Aber auch nach diesem dritten Zustrom von Jiddischsprechenden kam nach zwei bis drei Generationen der Moment, wo der Gebrauch der Mameloschn — der Muttersprache ihrer Eltern und Großeltern — und die Weitergabe der Sprache an die Kinder langsam verebbte.

Unter anderem in den 1960-er- und 1990-er-Jahren kamen noch einmal kleine Gruppen osteuropäischer Juden aus Ungarn, Polen und der Sowjetunion nach Schweden. Ihre Hauptsprache war jedoch schon nicht mehr das Jiddische.

Eine neue Epoche: Status als Minderheitensprache

Auch wenn es nur wenig Input von außen gab, wurde Jiddisch in Schweden durchaus weiterhin gesprochen, etwa bei den verschiedenen Aktivitäten der jüdischen Gemeinden. Allerdings bleibt festzuhalten, dass der Gebrauch der Sprache allgemein rückläufig war und es größtenteils die Einwanderergruppe von 1945 gewesen ist, die die Sprache weiterhin aktiv verwendete. Mit anderen Worten: Ende des 20. Jahrhunderts waren die längerfristigen Aussichten für das Jiddische in Schweden nicht gerade rosig. 

Doch wieder gab es einen „Rettungsring“. Dieses Mal nicht im Rahmen einer neuen Einwanderungswelle Jiddischsprechender, sondern in Form eines europäischen Abkommens. 1992 nahm der Europarat eine Charta an, die den Schutz der Minderheitensprachen in Europa zum Ziel hat. Voraussetzung dafür, als Minderheitensprache und somit für den Schutz durch die Charta in Betracht zu kommen, sind im Wesentlichen drei Dinge: Es muss sich um eine Sprache handeln, nicht um einen Dialekt. Die Sprache muss im betreffenden Land mindestens über drei Generationen hinweg oder etwa 100 Jahre gesprochen worden sein. Und schließlich müssen die Sprecher der betreffenden Sprache selbst die Anerkennung als Minderheitensprache wollen. Jiddisch erfüllt all diese Voraussetzungen.
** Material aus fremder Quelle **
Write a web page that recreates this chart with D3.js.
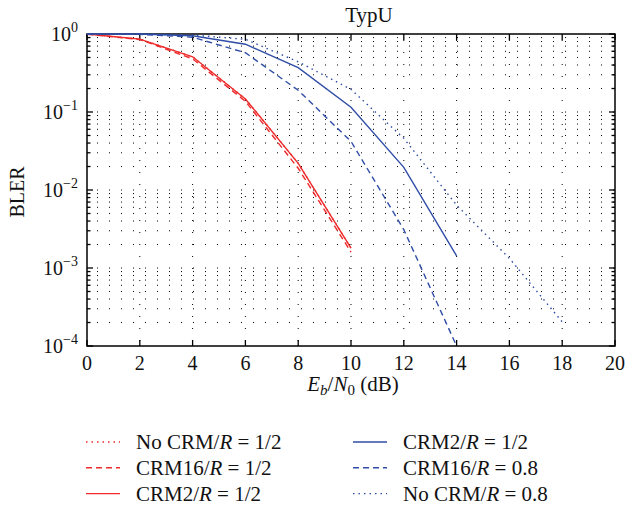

Schweden ratifizierte die Charta Anfang 2000 und sie trat am 1. Juni 2000 in Kraft.

Nach der Anerkennung als offizielle Minderheitensprache gab es eine Reihe staatlicher Maßnahmen zur Unterstützung des Jiddischen: An der Universität Lund wurde ein einschlägiger Studiengang eingerichtet, an der Stockholmer Hillel-Schule wurden Sprachkurse in den Stundenplan aufgenommen, jiddische TV- und Radioprogramme gingen auf Sendung, z. B. Jiddisch far alle auf P1. Auch wurde ein jiddischer Kinderbuchverlag gegründet, Olniansky Tekst, der unter anderem den ersten Band der Harry-Potter-Reihe verlegt hat: Harry Potter un der filosofisher shteyn. Seit 2019 gibt es zudem einen Sprachrat für das Jiddische am nationalen Institut für Sprache und Folklore (Institutet för språk och folkminnen).

Die Anerkennung als nationale Minderheitensprache hat dem Jiddischen also eine neue Dynamik verliehen und für eine Renaissance der jiddischen Sprache und Kultur in Schweden gesorgt.